In brief: Brewers told to end health claims
BERLIN – German breweries were ordered by a Berlin state court Monday to stop advertising beer as something good for people’s looks and health.
Ruling in favor of a suit by consumer advocacy groups, the court told the German Breweries Association that they cannot advertise the claimed beneficial health effects of their brews.
The court said such claims were not in harmony with Europe-wide regulations.
The suit was filed to challenge German brewers’ various claims that beer promoted good looks and helped to ward off heart, gall bladder, kidney stone and osteoporosis ailments.

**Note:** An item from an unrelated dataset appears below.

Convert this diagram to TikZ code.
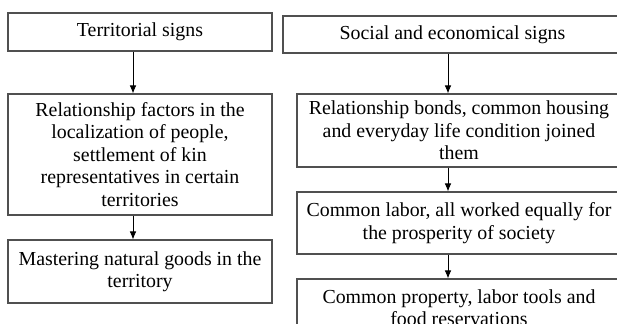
\documentclass[tikz,border=0pt]{standalone}
\usepackage{fontspec}
\setmainfont{Liberation Serif}
\usetikzlibrary{arrows.meta}
\definecolor{boxgray}{RGB}{80,80,80}

\begin{document}
\begin{tikzpicture}[x=0.75pt,y=-0.75pt,
  signbox/.style={draw=boxgray, line width=0.8pt, align=center, inner sep=0pt,
    font=\fontsize{14.9}{16.8}\selectfont},
  flow/.style={-{Latex[length=6pt,width=5pt]}, line width=0.7pt}]
  \useasboundingbox (0,0) rectangle (617,324);
  \clip (0,0) rectangle (617,324);

  \coordinate (leftaxis) at (133,0);
  \coordinate (rightaxis) at (448,0);

  \node[signbox, minimum width=198pt, minimum height=28.5pt] (territorial) at (140,32) {Territorial signs};
  \node[signbox, minimum width=198pt, minimum height=90.75pt] (factors) at (140,154.5)
    {Relationship factors in the\\localization of people,\\settlement of kin\\representatives in certain\\territories};
  \node[signbox, minimum width=198pt, minimum height=47.25pt] (mastering) at (140,271.5)
    {Mastering natural goods in the\\territory};

  \node[signbox, minimum width=254.25pt, minimum height=27.75pt] (social) at (452.5,34.5) {Social and economical signs};
  \node[signbox, minimum width=243pt, minimum height=54.75pt] (bonds) at (459,130.5)
    {Relationship bonds, common housing\\and everyday life condition joined\\them};
  \node[signbox, minimum width=243pt, minimum height=46.5pt] (labor) at (459,223)
    {Common labor, all worked equally for\\the prosperity of society};
  \node[signbox, minimum width=243pt, minimum height=42.75pt] (property) at (459,307.5)
    {Common property, labor tools and\\food reservations};

  \draw[flow] (territorial.south -| leftaxis) -- (factors.north -| leftaxis);
  \draw[flow] (factors.south -| leftaxis) -- (mastering.north -| leftaxis);
  \draw[flow] (social.south -| rightaxis) -- (bonds.north -| rightaxis);
  \draw[flow] (bonds.south -| rightaxis) -- (labor.north -| rightaxis);
  \draw[flow] (labor.south -| rightaxis) -- (property.north -| rightaxis);
\end{tikzpicture}
\end{document}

EU sanctions widen on Syria
BRUSSELS – The European Union expanded its sanctions against Syria on Monday, imposing asset freezes and travel bans against five more military and government officials.
The EU decision brings the number of individuals targeted by the EU to 35, including President Bashar Assad. Four government entities are also on the list.
The EU said it would release the names of the additions to the list today.
The U.N. Security Council met behind closed doors to discuss a revised European-drafted resolution backed by the United States that has been languishing since late May that would condemn the Syrian government’s attacks against civilians. It has faced opposition from Russia, China, India, South Africa and Brazil.
On Monday, Syrian forces shelled the city of Hama for a second day and fired at worshippers heading to Ramadan prayers. Violence on Sunday left 74 people dead throughout the country, according to rights groups.